>> BEGIN Dataset content

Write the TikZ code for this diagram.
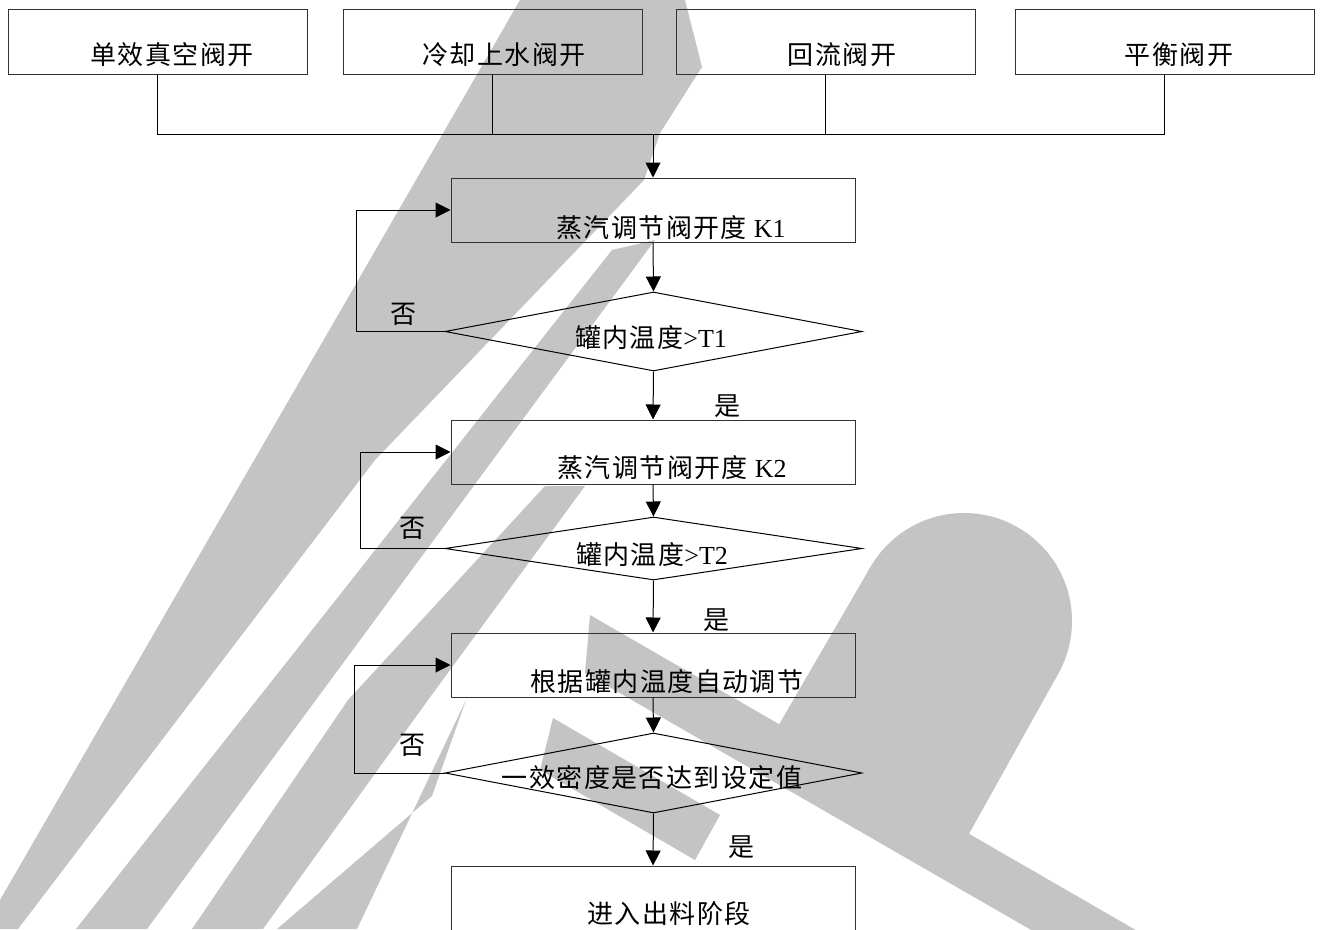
\documentclass[tikz,border=0pt]{standalone}
\usepackage{fontspec}
\setmainfont{Noto Sans CJK SC}[LetterSpace=5.5]
\newfontfamily\lat{Liberation Serif}
\usetikzlibrary{arrows.meta,shapes.geometric}
\definecolor{wmgray}{RGB}{196,196,196}
\definecolor{edge}{RGB}{50,50,50}
\begin{document}
\begin{tikzpicture}[x=1pt,y=-1pt,
  tbox/.style={draw=edge,line width=1pt,minimum width=299pt,minimum height=65pt,inner sep=0pt},
  box/.style={draw=edge,line width=1pt,minimum width=404pt,minimum height=64pt,inner sep=0pt},
  dec/.style={draw=black,line width=1pt,diamond,minimum width=417pt,inner sep=0pt},
  lbl/.style={inner sep=0pt,font=\fontsize{26}{26}\selectfont},
  conn/.style={draw=black,line width=1pt},
  arr/.style={conn,-{Triangle[length=15pt,width=15pt]}},
  wm/.style={fill=wmgray,draw=none}]
\path[use as bounding box] (0,0) rectangle (1322,929);
\clip (0,0) rectangle (1322,929);
\fill[white] (0,0) rectangle (1322,929);
% watermark
\path[wm] (520,0) -- (685,0) -- (702,67) -- (660,133) -- (644,180) -- (375,460) -- (18,929) -- (0,929) -- (0,900) -- cycle;
\path[wm] (612,250) -- (655,240) -- (147,929) -- (76,929) -- cycle;
\path[wm] (545,486) -- (585,486) -- (428,700) -- (263,929) -- (192,929) -- (348,700) -- cycle;
\path[wm] (466,700) -- (357,929) -- (277,929) -- (432,796) -- cycle;
\path[wm] (590,615) -- (1250,996) -- (1250,1056) -- (585,673) -- cycle;
\path[wm] (553,718) -- (720,815) -- (695,860) -- (540,770) -- cycle;
\path[wm] (964,621) circle[radius=108];
\path[wm] (870.5,567) -- (1057.5,675) -- (960,850) -- (770,740) -- cycle;
% top boxes
\node[tbox] (t1) at (157.5,41.5) {};
\node[tbox] (t2) at (492.5,41.5) {};
\node[tbox] (t3) at (825.5,41.5) {};
\node[tbox] (t4) at (1164.5,41.5) {};
\node[lbl] (t1l) at (172,55) {单效真空阀开};
\node[lbl] (t2l) at (504,55) {冷却上水阀开};
\node[lbl] (t3l) at (842,55) {回流阀开};
\node[lbl] (t4l) at (1179,55) {平衡阀开};
% main column
\node[box] (k1) at (653,210) {};
\node[lbl] (k1l) at (671,228) {蒸汽调节阀开度\hspace{7pt}{\lat K1}};
\node[dec,minimum height=79pt] (d1) at (653.5,331.5) {};
\node[lbl] (d1l) at (651,338) {罐内温度{\lat >T1}};
\node[box] (k2) at (653,452) {};
\node[lbl] (k2l) at (672,468) {蒸汽调节阀开度\hspace{7pt}{\lat K2}};
\node[dec,minimum height=63pt] (d2) at (653.5,548.5) {};
\node[lbl] (d2l) at (652,555) {罐内温度{\lat >T2}};
\node[box] (b3) at (653,665) {};
\node[lbl] (b3l) at (667,682) {根据罐内温度自动调节};
\node[dec,minimum height=80pt] (d3) at (653.5,773) {};
\node[lbl] (d3l) at (652,778) {一效密度是否达到设定值};
\node[box] (b4) at (653,898) {};
\node[lbl] (b4l) at (669,914) {进入出料阶段};
% labels
\node[lbl] (n1) at (403,314) {否};
\node[lbl] (n2) at (412,528) {否};
\node[lbl] (n3) at (412,745) {否};
\node[lbl] (y1) at (727,406) {是};
\node[lbl] (y2) at (716,620) {是};
\node[lbl] (y3) at (741,847) {是};
% connectors
\coordinate (bus) at (653,134);
\draw[conn] (t1.south) -- (t1.south |- bus) -- (t4.south |- bus) -- (t4.south);
\draw[conn] (t2.south) -- (t2.south |- bus);
\draw[conn] (t3.south) -- (t3.south |- bus);
\draw[arr] (bus) -- (k1.north);
\draw[arr] (k1.south) -- (d1.north);
\draw[arr] (d1.south) -- (k2.north);
\draw[arr] (k2.south) -- (d2.north);
\draw[arr] (d2.south) -- (b3.north);
\draw[arr] (b3.south) -- (d3.north);
\draw[arr] (d3.south) -- (b4.north);
\draw[arr] (d1.west) -- ++(-88,0) |- (k1.west);
\draw[arr] (d2.west) -- ++(-84,0) |- (k2.west);
\draw[arr] (d3.west) -- ++(-90,0) |- (b3.west);
\end{tikzpicture}
\end{document}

>> END Dataset content

Instruction:
Reproduce the full listing faithfully, but do not carry over any pictures.

Expected output:
Write the TikZ code for this diagram.
\documentclass[tikz,border=0pt]{standalone}
\usepackage{fontspec}
\setmainfont{Noto Sans CJK SC}[LetterSpace=5.5]
\newfontfamily\lat{Liberation Serif}
\usetikzlibrary{arrows.meta,shapes.geometric}
\definecolor{wmgray}{RGB}{196,196,196}
\definecolor{edge}{RGB}{50,50,50}
\begin{document}
\begin{tikzpicture}[x=1pt,y=-1pt,
  tbox/.style={draw=edge,line width=1pt,minimum width=299pt,minimum height=65pt,inner sep=0pt},
  box/.style={draw=edge,line width=1pt,minimum width=404pt,minimum height=64pt,inner sep=0pt},
  dec/.style={draw=black,line width=1pt,diamond,minimum width=417pt,inner sep=0pt},
  lbl/.style={inner sep=0pt,font=\fontsize{26}{26}\selectfont},
  conn/.style={draw=black,line width=1pt},
  arr/.style={conn,-{Triangle[length=15pt,width=15pt]}},
  wm/.style={fill=wmgray,draw=none}]
\path[use as bounding box] (0,0) rectangle (1322,929);
\clip (0,0) rectangle (1322,929);
\fill[white] (0,0) rectangle (1322,929);
% watermark
\path[wm] (520,0) -- (685,0) -- (702,67) -- (660,133) -- (644,180) -- (375,460) -- (18,929) -- (0,929) -- (0,900) -- cycle;
\path[wm] (612,250) -- (655,240) -- (147,929) -- (76,929) -- cycle;
\path[wm] (545,486) -- (585,486) -- (428,700) -- (263,929) -- (192,929) -- (348,700) -- cycle;
\path[wm] (466,700) -- (357,929) -- (277,929) -- (432,796) -- cycle;
\path[wm] (590,615) -- (1250,996) -- (1250,1056) -- (585,673) -- cycle;
\path[wm] (553,718) -- (720,815) -- (695,860) -- (540,770) -- cycle;
\path[wm] (964,621) circle[radius=108];
\path[wm] (870.5,567) -- (1057.5,675) -- (960,850) -- (770,740) -- cycle;
% top boxes
\node[tbox] (t1) at (157.5,41.5) {};
\node[tbox] (t2) at (492.5,41.5) {};
\node[tbox] (t3) at (825.5,41.5) {};
\node[tbox] (t4) at (1164.5,41.5) {};
\node[lbl] (t1l) at (172,55) {单效真空阀开};
\node[lbl] (t2l) at (504,55) {冷却上水阀开};
\node[lbl] (t3l) at (842,55) {回流阀开};
\node[lbl] (t4l) at (1179,55) {平衡阀开};
% main column
\node[box] (k1) at (653,210) {};
\node[lbl] (k1l) at (671,228) {蒸汽调节阀开度\hspace{7pt}{\lat K1}};
\node[dec,minimum height=79pt] (d1) at (653.5,331.5) {};
\node[lbl] (d1l) at (651,338) {罐内温度{\lat >T1}};
\node[box] (k2) at (653,452) {};
\node[lbl] (k2l) at (672,468) {蒸汽调节阀开度\hspace{7pt}{\lat K2}};
\node[dec,minimum height=63pt] (d2) at (653.5,548.5) {};
\node[lbl] (d2l) at (652,555) {罐内温度{\lat >T2}};
\node[box] (b3) at (653,665) {};
\node[lbl] (b3l) at (667,682) {根据罐内温度自动调节};
\node[dec,minimum height=80pt] (d3) at (653.5,773) {};
\node[lbl] (d3l) at (652,778) {一效密度是否达到设定值};
\node[box] (b4) at (653,898) {};
\node[lbl] (b4l) at (669,914) {进入出料阶段};
% labels
\node[lbl] (n1) at (403,314) {否};
\node[lbl] (n2) at (412,528) {否};
\node[lbl] (n3) at (412,745) {否};
\node[lbl] (y1) at (727,406) {是};
\node[lbl] (y2) at (716,620) {是};
\node[lbl] (y3) at (741,847) {是};
% connectors
\coordinate (bus) at (653,134);
\draw[conn] (t1.south) -- (t1.south |- bus) -- (t4.south |- bus) -- (t4.south);
\draw[conn] (t2.south) -- (t2.south |- bus);
\draw[conn] (t3.south) -- (t3.south |- bus);
\draw[arr] (bus) -- (k1.north);
\draw[arr] (k1.south) -- (d1.north);
\draw[arr] (d1.south) -- (k2.north);
\draw[arr] (k2.south) -- (d2.north);
\draw[arr] (d2.south) -- (b3.north);
\draw[arr] (b3.south) -- (d3.north);
\draw[arr] (d3.south) -- (b4.north);
\draw[arr] (d1.west) -- ++(-88,0) |- (k1.west);
\draw[arr] (d2.west) -- ++(-84,0) |- (k2.west);
\draw[arr] (d3.west) -- ++(-90,0) |- (b3.west);
\end{tikzpicture}
\end{document}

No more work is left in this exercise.